You see, we are surrounded by those that make themselves vulnerable – actors, artists, leaders, design thinkers, activists, and poets. We know of them because they have gotten past the uncomfortableness of doing something different or starting a conversation or owning a difficult decision. Yet what they really accomplished is that they moved a thing forward.


“The truth is, we are all vulnerable, so you might as well embrace it.”


Embracing vulnerability can become one of your greatest strengths.


For some, it is part of who there are. It’s their nature. For others, it needs to be developed with time and practice.


Here are some ideas that have helped me gain confidence and improve my technique of being vulnerable.


Speak to people – A friend, who is amazing at working a crowd, has a great method when talking to people. She keeps the conversation to five minutes.


That’s it.


Her goal is to end the conversation before any awkward silence. It is amazing to watch!


My advice, when you are in a crowd, elevator, or a line for lunch, talk to the person next to you. If you say “hi” and you’re ignored, then so what? Simply greet another person.


This is not meant to become a deep conversation. It is simply a way to practice your approach, tone, empathy, and the ability to carry on a brief conversation. Just keep it under five minutes.


Ask questions – Don’t be afraid to ask for clarity or challenge the idea that something doesn’t make sense. The secret is to sound confident when speaking up and not feel like you’re an inconvenience. The truth is you are nipping a situation in the bud. If something isn’t clear now, then it will not be clear in the future, which opens up misdirection and issues.


Ask questions!


Make suggestions – I have a saying, “It is easier to critique than it is to create.” This is why I admire those that are the first to offer up suggestions. They are getting the conversation started. Even if the final result isn’t their suggestion, they own the development. It is a badge of honor! So be the first to offer a thought or direction or a draft email and be ready for feedback. It is the best way to get a conversation moving.


Become a decision-maker – When at a fork in the road, somebody needs to decide to go right or left. Otherwise, everybody stands there doing nothing. It can be frustrating! A decision maker’s role is to move things forward. Empower yourself by giving direction. Trust your intuition and experience and point in one direction and do it. The hard part is following through. More than likely, people will throw doubt at your decision, try to change your mind, and refuse to follow. That’s fine. Stick to your gut, align your resources, and make it work. You’ll be surprised at what you can accomplish.

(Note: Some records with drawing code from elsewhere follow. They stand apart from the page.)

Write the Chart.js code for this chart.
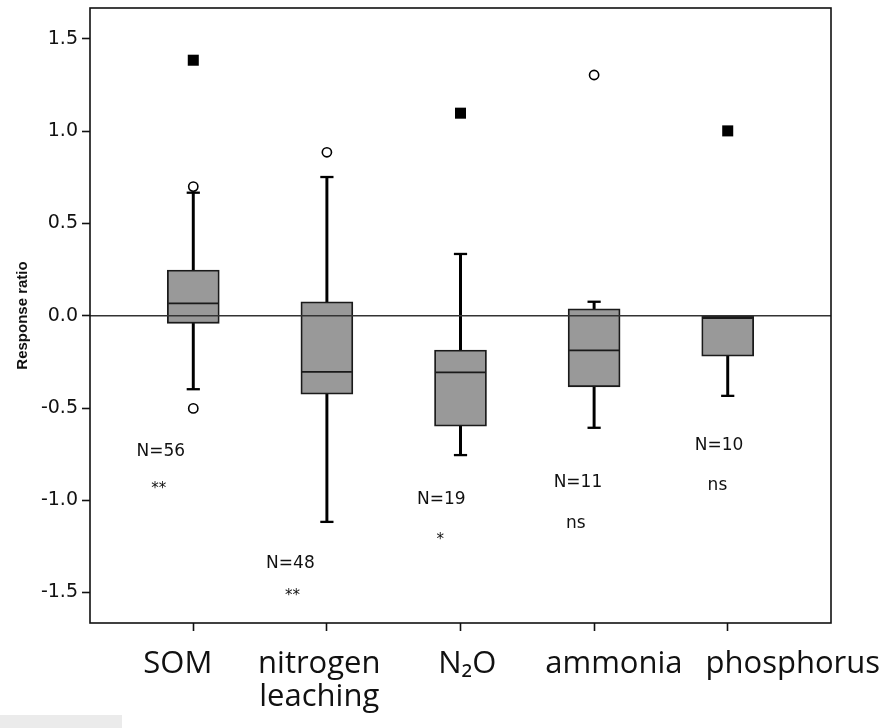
<!DOCTYPE html>
<html>
<head>
<meta charset="utf-8">
<script src="https://cdn.jsdelivr.net/npm/chart.js@4/dist/chart.umd.min.js"></script>
<style>
  html, body { margin: 0; padding: 0; background: #ffffff; }
  #wrap { position: relative; width: 887px; height: 728px; }
  #corner { position: absolute; left: 0; top: 715px; width: 122px; height: 13px; background: #ebebeb; }
</style>
</head>
<body>
<div id="wrap">
  <canvas id="c" width="887" height="728"></canvas>
  <div id="corner"></div>
</div>
<script>
// ---- data ----
const categories  = ['SOM', 'nitrogen\nleaching', 'N\u2082O', 'ammonia', 'phosphorus'];
const categoryLabelX = [-0.116, 0.943, 2.051, 3.148, 4.487]; // where each category name sits (x units)
const whiskerLow  = [-0.398, -1.117, -0.755, -0.607, -0.434];
const q1          = [-0.041, -0.425, -0.598, -0.385, -0.219];
const medians     = [ 0.067, -0.304, -0.307, -0.188, -0.012];
const q3          = [ 0.248,  0.076, -0.186,  0.038,  0.000];
const whiskerHigh = [ 0.667,  0.752,  0.335,  0.076,  0.000];
const outliers    = [[0.700, -0.502], [0.886], [], [1.305], []];
const extremes    = [[1.385], [], [1.098], [], [1.002]];
const nLabels     = ['N=56', 'N=48', 'N=19', 'N=11', 'N=10'];
const sigLabels   = ['**', '**', '*', 'ns', 'ns'];
const nLabelX     = [-0.243, 0.727, 1.856, 2.879, 3.935];
const nLabelY     = [-0.738, -1.341, -0.994, -0.906, -0.705];
const sigLabelX   = [-0.258, 0.742, 1.848, 2.863, 3.923];
const sigLabelY   = [-0.918, -1.497, -1.195, -1.124, -0.918];
const yTicks      = [-1.5, -1.0, -0.5, 0.0, 0.5, 1.0, 1.5];
const yRange      = [-1.665, 1.668];
const xRange      = [-0.773, 4.773];

// ---- build datasets ----
const idx = categories.map((_, i) => i);
const boxData = idx.map(i => ({ x: i, y: [q1[i], q3[i]] }));
const whiskerData = [];
idx.forEach(i => {
  if (whiskerHigh[i] > q3[i]) whiskerData.push({ x: i, y: [q3[i], whiskerHigh[i]] });
  if (whiskerLow[i] < q1[i]) whiskerData.push({ x: i, y: [whiskerLow[i], q1[i]] });
});
const capData = [];
idx.forEach(i => {
  if (whiskerHigh[i] > q3[i]) capData.push({ x: i, y: whiskerHigh[i] });
  if (whiskerLow[i] < q1[i]) capData.push({ x: i, y: whiskerLow[i] });
});
const medianData = idx.map(i => ({ x: i, y: medians[i] }));
const outlierData = [];
outliers.forEach((arr, i) => arr.forEach(v => outlierData.push({ x: i, y: v })));
const extremeData = [];
extremes.forEach((arr, i) => arr.forEach(v => extremeData.push({ x: i, y: v })));

const framePlugin = {
  id: 'frameAndNotes',
  afterDatasetsDraw(chart) {
    const { ctx, chartArea: a, scales: { x, y } } = chart;
    ctx.save();
    ctx.strokeStyle = '#111';
    ctx.lineWidth = 1.6;
    ctx.strokeRect(a.left, a.top, a.right - a.left, a.bottom - a.top);
    ctx.fillStyle = '#111';
    ctx.textAlign = 'center';
    ctx.textBaseline = 'middle';
    ctx.font = '17px "DejaVu Sans"';
    nLabels.forEach((t, i) => {
      ctx.fillText(t, x.getPixelForValue(nLabelX[i]), y.getPixelForValue(nLabelY[i]));
    });
    sigLabels.forEach((t, i) => {
      const star = t.indexOf('*') >= 0;
      ctx.font = star ? '15px "DejaVu Sans"' : '17px "DejaVu Sans"';
      const dy = star ? 4 : 0;
      ctx.fillText(t, x.getPixelForValue(sigLabelX[i]), y.getPixelForValue(sigLabelY[i]) + dy);
    });
    ctx.restore();
  }
};

const noPad = s => { s.paddingTop = 0; s.paddingBottom = 0; s.paddingLeft = 0; s.paddingRight = 0; };

new Chart(document.getElementById('c'), {
  type: 'bar',
  data: {
    datasets: [
      { type: 'line', data: [{ x: xRange[0], y: 0 }, { x: xRange[1], y: 0 }],
        borderColor: '#333', borderWidth: 1.6, pointRadius: 0, order: 1 },
      { type: 'scatter', data: extremeData, pointStyle: 'rect', pointRadius: 7.8,
        backgroundColor: '#000', borderColor: '#000', borderWidth: 0, order: 2 },
      { type: 'scatter', data: outlierData, pointStyle: 'circle', pointRadius: 4.6,
        backgroundColor: '#fff', borderColor: '#000', borderWidth: 1.6, order: 2 },
      { type: 'scatter', data: medianData, pointStyle: 'line', pointRadius: 25,
        borderColor: '#1a1a1a', borderWidth: 1.8, order: 3 },
      { type: 'scatter', data: capData, pointStyle: 'line', pointRadius: 6.6,
        borderColor: '#000', borderWidth: 2.3, order: 4 },
      { type: 'bar', data: boxData, backgroundColor: '#999999', borderColor: '#1a1a1a',
        borderWidth: 1.8, borderSkipped: false, barThickness: 52, grouped: false, order: 5 },
      { type: 'bar', data: whiskerData, backgroundColor: '#000', borderWidth: 0,
        barThickness: 2.3, grouped: false, order: 6 }
    ]
  },
  options: {
    responsive: false,
    animation: false,
    events: [],
    layout: { autoPadding: false, padding: { left: 0, top: 8, right: 56, bottom: 0 } },
    plugins: { legend: { display: false }, tooltip: { enabled: false } },
    scales: {
      x: {
        type: 'linear', offset: false, min: xRange[0], max: xRange[1], weight: 0,
        afterBuildTicks: s => { s.ticks = idx.map(i => ({ value: i })); },
        afterFit: s => { s.height = 8; noPad(s); },
        border: { display: false },
        grid: { offset: false, drawOnChartArea: false, drawTicks: true, tickLength: 8, tickColor: '#111', tickWidth: 1.6 },
        ticks: { display: false }
      },
      xLabels: {
        type: 'linear', position: 'bottom', offset: false, min: xRange[0], max: xRange[1], weight: 1,
        afterBuildTicks: s => { s.ticks = idx.map(i => ({ value: categoryLabelX[i] })); },
        afterFit: s => { s.height = 97; noPad(s); },
        border: { display: false },
        grid: { display: false, drawTicks: false, offset: false },
        ticks: {
          autoSkip: false, maxRotation: 0, padding: 17, color: '#111',
          font: { family: '"Open Sans"', size: 31, lineHeight: 1.05 },
          callback: (v, i) => categories[i].split('\n')
        }
      },
      y: {
        type: 'linear', min: yRange[0], max: yRange[1],
        afterBuildTicks: s => { s.ticks = yTicks.map(v => ({ value: v })); },
        afterFit: s => { s.width = 90; noPad(s); },
        border: { display: false },
        grid: { drawOnChartArea: false, drawTicks: true, tickLength: 8, tickColor: '#111', tickWidth: 1.6 },
        ticks: {
          padding: 4, color: '#111',
          font: { family: '"DejaVu Sans"', size: 19 },
          callback: v => Number(v).toFixed(1)
        },
        title: {
          display: true, text: 'Response ratio', color: '#111',
          font: { family: '"Liberation Sans"', size: 15, weight: 'bold' },
          padding: { top: 14, bottom: 0 }
        }
      }
    }
  },
  plugins: [framePlugin]
});
</script>
</body>
</html>
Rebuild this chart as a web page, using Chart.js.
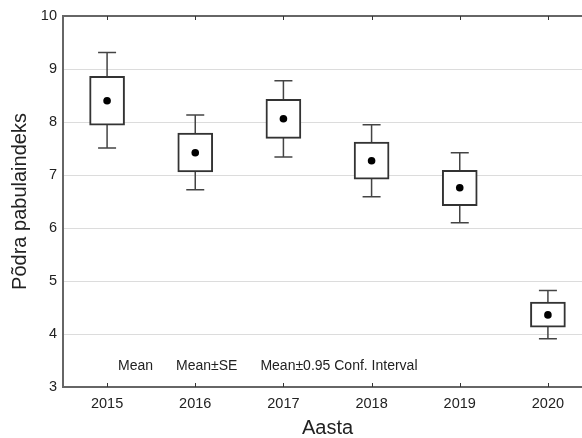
<!DOCTYPE html>
<html lang="et">
<head>
<meta charset="UTF-8">
<title>Põdra pabulaindeks</title>
<script src="https://cdn.jsdelivr.net/npm/chart.js"></script>
<style>
    html, body { margin: 0; padding: 0; background: #fff; overflow: hidden; }
</style>
</head>
<body>
<canvas id="myChartCanvas" width="600" height="438"></canvas>

<script>
    // andmed (loetud jooniselt)
    const aastad = ["2015", "2016", "2017", "2018", "2019", "2020"];
    const keskmised = [8.40, 7.42, 8.06, 7.27, 6.76, 4.36];
    const seAlumine = [7.94, 7.06, 7.69, 6.92, 6.42, 4.13];
    const seUlemine = [8.86, 7.79, 8.43, 7.62, 7.09, 4.60];
    const ciAlumine = [7.51, 6.72, 7.34, 6.59, 6.10, 3.91];
    const ciUlemine = [9.31, 8.13, 8.78, 7.95, 7.42, 4.82];
    const yTicks = [3, 4, 5, 6, 7, 8, 9, 10];
    const legendiTekstid = ["Mean", "Mean±SE", "Mean±0.95 Conf. Interval"];

    const joon = '#666';

    // vurrud, raami ülemine serv, tick'id ja legend
    const vurrudPlugin = {
        id: 'vurrud',
        beforeDatasetsDraw(chart) {
            const ctx = chart.ctx;
            const x = chart.scales.x;
            const y = chart.scales.y;
            ctx.save();
            ctx.strokeStyle = '#444';
            ctx.lineWidth = 1.5;
            for (let i = 0; i < aastad.length; i++) {
                const px = x.getPixelForValue(i);
                const lo = y.getPixelForValue(ciAlumine[i]);
                const hi = y.getPixelForValue(ciUlemine[i]);
                ctx.beginPath();
                ctx.moveTo(px, lo);
                ctx.lineTo(px, hi);
                ctx.moveTo(px - 9, lo);
                ctx.lineTo(px + 9, lo);
                ctx.moveTo(px - 9, hi);
                ctx.lineTo(px + 9, hi);
                ctx.stroke();
            }
            ctx.restore();
        },
        afterDraw(chart) {
            const ctx = chart.ctx;
            const a = chart.chartArea;
            const x = chart.scales.x;
            ctx.save();
            ctx.strokeStyle = joon;
            ctx.lineWidth = 2;
            ctx.beginPath();
            ctx.moveTo(a.left - 1, a.top);
            ctx.lineTo(a.right, a.top);
            ctx.stroke();
            ctx.strokeStyle = '#333';
            ctx.lineWidth = 1;
            for (let i = 0; i < aastad.length; i++) {
                const px = Math.round(x.getPixelForValue(i)) + 0.5;
                ctx.beginPath();
                ctx.moveTo(px, a.top);
                ctx.lineTo(px, a.top + 4);
                ctx.moveTo(px, a.bottom);
                ctx.lineTo(px, a.bottom - 4);
                ctx.stroke();
            }
            // legend
            ctx.fillStyle = '#222';
            ctx.font = '14px "Liberation Sans", Arial, sans-serif';
            ctx.textBaseline = 'middle';
            let lx = a.left + 55;
            legendiTekstid.forEach(function (t) {
                ctx.fillText(t, lx, a.bottom - 21);
                lx += ctx.measureText(t).width + 23;
            });
            ctx.restore();
        }
    };

    const dados = {
        labels: aastad,
        datasets: [
            {
                type: 'line',
                label: 'Mean',
                data: keskmised,
                showLine: false,
                pointRadius: 3.8,
                pointBackgroundColor: '#000',
                pointBorderColor: '#000',
                pointBorderWidth: 0
            },
            {
                type: 'bar',
                label: 'Mean±SE',
                data: aastad.map(function (_, i) { return [seAlumine[i], seUlemine[i]]; }),
                backgroundColor: '#fff',
                borderColor: '#333',
                borderWidth: 2,
                borderSkipped: false,
                barThickness: 35
            }
        ]
    };

    const font = '"Liberation Sans", Arial, sans-serif';

    const config = {
        type: 'bar',
        data: dados,
        options: {
            responsive: false,
            animation: false,
            layout: { padding: { top: 16, right: 8, left: 0, bottom: 0 } },
            plugins: {
                legend: { display: false },
                tooltip: { enabled: false }
            },
            scales: {
                x: {
                    offset: true,
                    grid: { display: false },
                    border: { color: joon, width: 2 },
                    ticks: { color: '#222', padding: 0, font: { family: font, size: 14.5 } },
                    title: {
                        display: true,
                        text: 'Aasta',
                        color: '#222',
                        font: { family: font, size: 20, lineHeight: 1 },
                        padding: { top: 0, bottom: 0 }
                    },
                    afterFit: function (s) { s.height = 51; }
                },
                y: {
                    min: 3,
                    max: 10,
                    afterBuildTicks: function (s) {
                        s.ticks = yTicks.map(function (v) { return { value: v }; });
                    },
                    grid: { color: '#dcdcdc', lineWidth: 1, drawTicks: false },
                    border: { color: joon, width: 2 },
                    ticks: { color: '#222', padding: 6, font: { family: font, size: 14.5 } },
                    title: {
                        display: true,
                        text: 'Põdra pabulaindeks',
                        color: '#222',
                        font: { family: font, size: 20 },
                        padding: { top: 8, bottom: 0 }
                    },
                    afterFit: function (s) { s.width = 63; }
                }
            }
        },
        plugins: [vurrudPlugin]
    };

    let myChart = new Chart(
        document.getElementById('myChartCanvas'),
        config
    );
</script>
</body>
</html>
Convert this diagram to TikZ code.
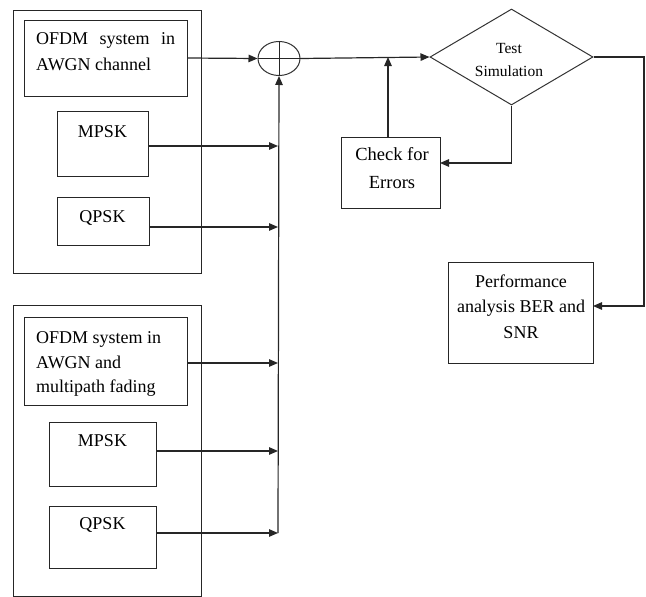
\documentclass[tikz,border=0pt]{standalone}
\usepackage{fontspec}
\setmainfont{Liberation Serif}
\usetikzlibrary{shapes.geometric,arrows.meta}
\begin{document}
\begin{tikzpicture}[x=1pt,y=-1pt,
  box/.style={draw=black!85,line width=1pt,rectangle,inner sep=0pt},
  txt/.style={inner sep=0pt,font=\fontsize{18}{25}\selectfont},
  conn/.style={draw=black!85,line width=1.2pt,-{Triangle[length=9pt,width=7.5pt]}},
  plain/.style={draw=black!85,line width=1.1pt}]
\useasboundingbox (0,0) rectangle (646,597);
% left groups
\node[box,minimum width=188pt,minimum height=263pt] (outerA) at (107,141.5) {};
\node[box,minimum width=163pt,minimum height=76pt] (ofdmA) at (105.5,58) {};
\node[box,minimum width=91pt,minimum height=65pt] (mpskA) at (102.5,143.5) {};
\node[box,minimum width=92pt,minimum height=48pt] (qpskA) at (103,221) {};
\node[box,minimum width=188pt,minimum height=291pt] (outerB) at (107,450.5) {};
\node[box,minimum width=163pt,minimum height=88pt] (ofdmB) at (105.5,361) {};
\node[box,minimum width=107pt,minimum height=64pt] (mpskB) at (102.5,454) {};
\node[box,minimum width=107pt,minimum height=62pt] (qpskB) at (102.5,537) {};
% texts left
\node[txt,anchor=base west] (tA1) at (36,45) {\makebox[139pt][s]{OFDM system in}};
\node[txt,anchor=base west] (tA2) at (36,70) {AWGN channel};
\node[txt,anchor=base] (tA3) at (102.5,137) {MPSK};
\node[txt,anchor=base] (tA4) at (102.5,222) {QPSK};
\node[txt,anchor=base west] (tB1) at (36,343) {OFDM system in};
\node[txt,anchor=base west] (tB2) at (36,368) {AWGN and};
\node[txt,anchor=base west] (tB3) at (36,392) {multipath fading};
\node[txt,anchor=base] (tB4) at (102.5,446) {MPSK};
\node[txt,anchor=base] (tB5) at (102.5,529) {QPSK};
% summing junction
\node[draw=black!80,line width=1pt,ellipse,minimum width=42pt,minimum height=34pt,inner sep=0pt] (sum) at (279,58.5) {};
\draw[plain,line width=0.9pt] (sum.north) -- (sum.south);
\draw[plain,line width=0.9pt] (sum.west) -- (sum.east);
% decision
\node[draw=black!80,line width=1pt,diamond,aspect=1.7,minimum width=163pt,minimum height=96pt,inner sep=0pt] (test) at (511.5,57) {};
\node[txt,font=\fontsize{15.5}{22}\selectfont,anchor=base] (tT1) at (509,53) {Test};
\node[txt,font=\fontsize{15.5}{22}\selectfont,anchor=base] (tT2) at (509,76) {Simulation};
% check
\node[box,minimum width=99pt,minimum height=71pt] (check) at (390.5,172.5) {};
\node[txt,font=\fontsize{18.5}{26}\selectfont,anchor=base] (tC1) at (392,160) {Check for};
\node[txt,font=\fontsize{18.5}{26}\selectfont,anchor=base] (tC2) at (392,188) {Errors};
% performance
\node[box,minimum width=145pt,minimum height=101pt] (perf) at (520.5,312.5) {};
\node[txt,anchor=base] (tP1) at (521,287) {Performance};
\node[txt,anchor=base] (tP2) at (521,312) {analysis BER and};
\node[txt,anchor=base] (tP3) at (521,338) {SNR};
% bus
\coordinate (busBot) at (278,533);
\coordinate (b1) at (278,146);
\coordinate (b2) at (278,227);
\coordinate (b3) at (278,363);
\coordinate (b4) at (278,451);
\draw[conn] (busBot) -- (sum.south);
\draw[conn] (ofdmA.east) -- (sum.west);
\draw[conn] (mpskA.east |- b1) -- (b1);
\draw[conn] (qpskA.east |- b2) -- (b2);
\draw[conn] (ofdmB.east |- b3) -- (b3);
\draw[conn] (mpskB.east |- b4) -- (b4);
\draw[conn] (qpskB.east |- busBot) -- (busBot);
% main line
\draw[conn] (sum.east) -- (test.west);
\coordinate (chkTop) at (388,137);
\draw[conn] (chkTop) -- (chkTop |- test.west);
\coordinate (chkIn) at (440,163);
\draw[conn] (test.south) |- (chkIn);
\coordinate (rightTop) at (644,57);
\coordinate (perfIn) at (593,306);
\draw[conn] (test.east) -- (rightTop) |- (perfIn);
\end{tikzpicture}
\end{document}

Do something new – When you are ready to really get out of your comfort zone, then do something new and different. Create a blog, pursue a dream, change careers, hit the gym, take a class, or run for office. Put yourself in a position where you can share your knowledge, thoughts, and goals. It is an interesting exercise that will help you overcome doubt and criticism while opening opportunities to inspire others to be better.


Being vulnerable is the courage to showcase your willingness to contribute, lead, and follow through on goals.


So next time you find yourself sitting in a meeting with the urge to speak up, start off by saying, “at the risk of making myself vulnerable, I have a question/suggestion/direction.” It will set the stage for you to confidently move things forward.